Figure 12. SAIPIs of typical power distribution network caused by failure of certain device. (a) Transformer; (b) Insulator.

5. Conclusions and Suggestion

This paper studied the failure probability of typical 10 kV primary equipment and the resulting power failure and load loss ratios in a typical distribution network, based on a method combining ECL theory, the minimum path method, and DNNs. This method can analyze the impact of E1 on power distribution networks in tens of seconds. The spatial distribution of the primary equipment failure probability and its impact on a typical distribution network were presented. Results show that the failure probabilities of unreinforced transformers and insulators can reach up to 96% and 12.7% in the most severely affected area, respectively. The results also indicate that E1 can lead to power interruptions in overhead line distribution networks over distances exceeding a thousand kilometers. The maximum power interruption probability reaches 41.6%, with a maximum load loss ratio of 48.6% in the most severe area, assuming the proportion of unprotected transformers is as low as 5%. The spatial distribution of power interruption probability and load loss ratio exhibits an “eye” shape. Additionally, the results highlight that insulator failure is the primary cause of system failures.

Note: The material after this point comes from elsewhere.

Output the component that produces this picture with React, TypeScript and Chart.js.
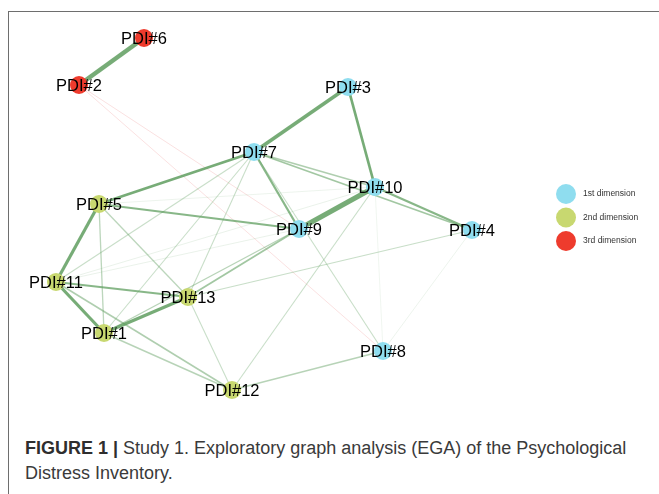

Based on this study, several measures should be taken to protect the distribution power network against HEMP E1:

Adopt higher-grade insulators or provide surge protection for critical line insulators. Insulator flashover can form conductive channels, causing phase-to-phase or ground short circuits, triggering protective device tripping, leading to widespread outages, and potentially initiating cascading faults. Short-circuit currents may also burn insulators, switchgear, and other equipment.

Because distribution transformers without surge protection are highly vulnerable to damage from E1, surge protection for transformers should be implemented.